Collision resolution has many implementations, and the simplest one is to just go to the next empty element in the array. This simple solution has other problems though, so finding the right resolution algorithm is also a good excercise for hashtables.
Hashtables can also grow, if they fill up completely (or close to), and this is usually done by creating a new array of the new size, and calculating all the indexes once more, and placing the items into the new array in their new locations.
The function that reduces the key to a number does not produce a linear value, ie. "AAA" becomes 1, then "AAB" becomes 2, so the hashtable is not sorted by any typical value.
There is a good wikipedia article available on the subject as well, here.
lassevk's answer is very good, but might contain a little too much detail. Here is the executive summary. I am intentionally omitting certain relevant information which you can safely ignore 99% of the time.
There is no important difference between hash tables and hash maps 99% of the time.
Hash tables are magic
Seriously. Its a magic data structure which all but guarantees three things. (There are exceptions. You can largely ignore them, although learning them someday might be useful for you.)
1) Everything in the hash table is part of a pair -- there is a key and a value. You put in and get out data by specifying the key you are operating on.
2) If you are doing anything by a single key on a hash table, it is blazingly fast. This implies that put(key,value), get(key), contains(key), and remove(key) are all really fast.
3) Generic hash tables fail at doing anything not listed in #2! (By "fail", we mean they are blazingly slow.)
When do we use hash tables?
We use hash tables when their magic fits our problem.
For example, caching frequently ends up using a hash table -- for example, let's say we have 45,000 students in a university and some process needs to hold on to records for all of them.

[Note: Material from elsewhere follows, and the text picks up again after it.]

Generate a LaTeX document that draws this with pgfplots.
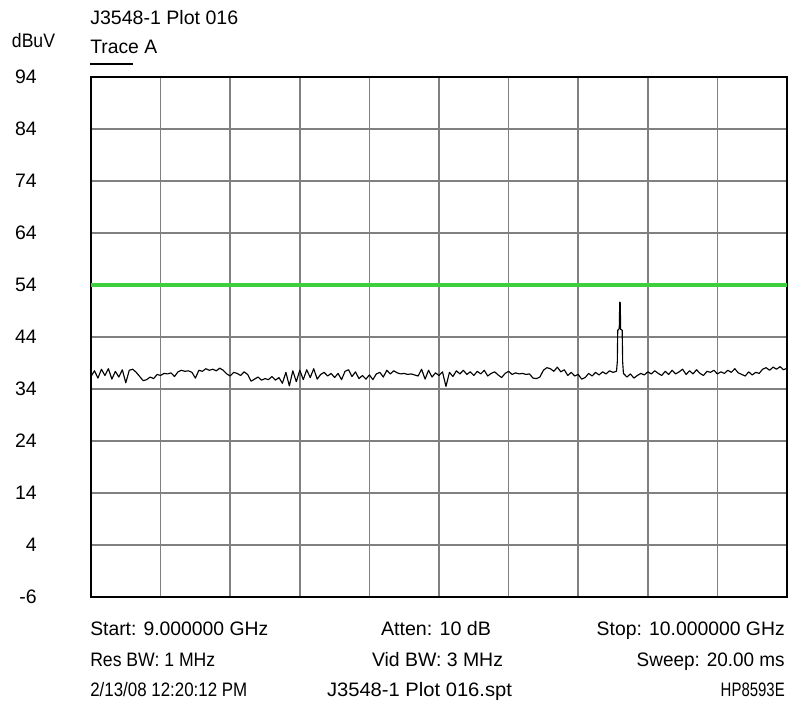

If you routinely refer to student by ID number, then a ID => student cache makes excellent sense. The operation you are optimizing for this cache is fast lookup.
Hashes are also extraordinarily useful for storing relationships between data when you don't want to go whole hog and alter the objects themselves. For example, during course registration, it might be a good idea to be able to relate students to the classes they are taking. However, for whatever reason you might not want the Student object itself to know about that. Use a studentToClassRegistration hash and keep it around while you do whatever it is you need to do.
They also make a fairly good first choice for a data structure except when you need to do one of the following:
When Not To Use Hash Tables
Iterate over the elements. Hash tables typically do not do iteration very well. (Generic ones, that is. Particular implementations sometimes contain linked lists which are used to make iterating over them suck less. For example, in Java, LinkedHashMap lets you iterate over keys or values quickly.)
Sorting. If you can't iterate, sorting is a royal pain, too.
Going from value to key. Use two hash tables. Trust me, I just saved you a lot of pain.
if you are talking in terms of Java, both are collections which allow objects addition, deletion and updation and use Hasing algorithms internally.
The significant difference however, if we talk in reference to Java, is that hashtables are inherently synchronized and hence are thread safe while the hash maps are not thread safe collection.
Apart from the synchronization, the internal mechanism to store and retrieve objects is hashing in both the cases.
If you need to see how Hashing works, I would recommend a bit of googling on Data Structers and hashing techniques.
Hashtables/hashmaps associate a value (called 'key' for disambiguation purposes) with another value. You can think them as kind of a dictionary (word: definition) or a database record (key: data).